Published on May 16, 2017 4:33PM

Lady Washington (left) and Hawaiian Chieftain are visiting Newport for the fourth year running.

Lady Washington (left) and Hawaiian Chieftain are visiting Newport for the fourth year running.

Lady Washington at dock

Lady Washington at dock

With their elegant lines and fine craftsmanship, it’s hard to take a bad photo of a tall ship. But as the Lady Washington and Hawaiian Chieftain dock in Newport this week, they offer the chance to walk way with souvenirs that are more tangible than a snapshot. A blister on the hand from helping to raise the sail, perhaps: or a serious case of tinnitus leftover from the roar of cannon fire during the vessels’ thrilling Battle Sails.

These vessels are far more than just a pretty backdrop. They are working sailing ships that give would-be sailors the chance to learn everything from navigation to how to swab a deck.

Both ships are owned and operated by the Grays Harbor Historical Seaport Authority, a nonprofit based in Aberdeen, Washington, that is dedicated to bringing maritime history to life.
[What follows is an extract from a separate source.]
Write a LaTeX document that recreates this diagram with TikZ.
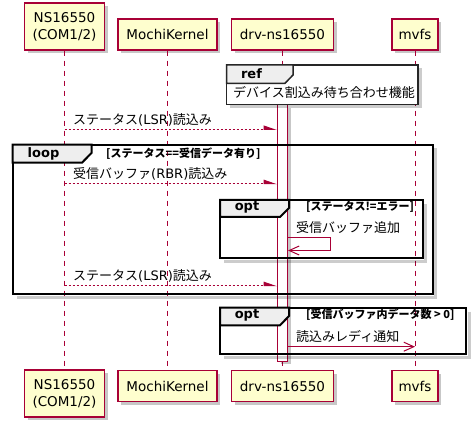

Money raised from their mariners goes to fund educational programs for 4th, 5th and 6th graders.

This is the fourth year running that the ships will glide under the welcoming arch of the Yaquina Bay Bridge as part of their annual tour of West Coast ports.

The vessels are scheduled to dock at the Port of Newport from Wednesday, May 17, through Sunday, May 28, offering a living history experience with demonstrations of tall ship handling, sea shanty singing and maritime storytelling.

Guests can admire a lot of the craftsmanship that went into the vessels by taking a walk-on tour for a suggested donation of $5. But to get the full experience of technology and teamwork coming together, nothing beats climbing aboard for an Adventure Sail or an Evening Sail.

Adventure Sails give guests the chance to help raise a sail, learn a sea shanty or even take the helm, conditions permitting. Guests can get a similar experience at a slightly lower price during one of the vessels’ Evening Sails.

But the sparks really start to fly when the ships set out for a Battle Sail — a faithful recreation of an 18th-century naval skirmish, complete with real cannon, real gunpowder, but thankfully no cannon balls.

And on Friday, May 26, the ships will team up with Newport’s very own scallywags to offer a Rogue Brewery Battle Sale, with ales, porters, stouts and lagers on offer to get people into buccaneering mood. Tickets to this 21-and-over sail include one free drink, with further grog charged at $5 a time.

While the ships might look like they just sailed right out of the 18th Century together, they actually have very different origins.

The seaport authority built Lady Washington from scratch in 1989 as a replica of the original Lady Washington — the first American ship to reach the west coast of North America under the command of Captain Robert Gray. Built on a timber frame using traditional shipbuilding techniques, the replica vessel is an almost exact copy of the original when viewed from outside, although sharp-eyed observers will be able to spot the radar dome and — if the water is clear — the shadow of a propeller at the stern.

Meanwhile, 103-foot Hawaiian Chieftain has a steel hull and two engines. Follansbee said the vessel, which was built in Hawaii in 1988, is classed as “an interpretation” of an 18th-Century trading ship rather than a replica.

Designed specifically to hop between islands in the South Seas, the ship has a flat bottom that allows it to land on beaches at high tide and slip back off when the tide comes in.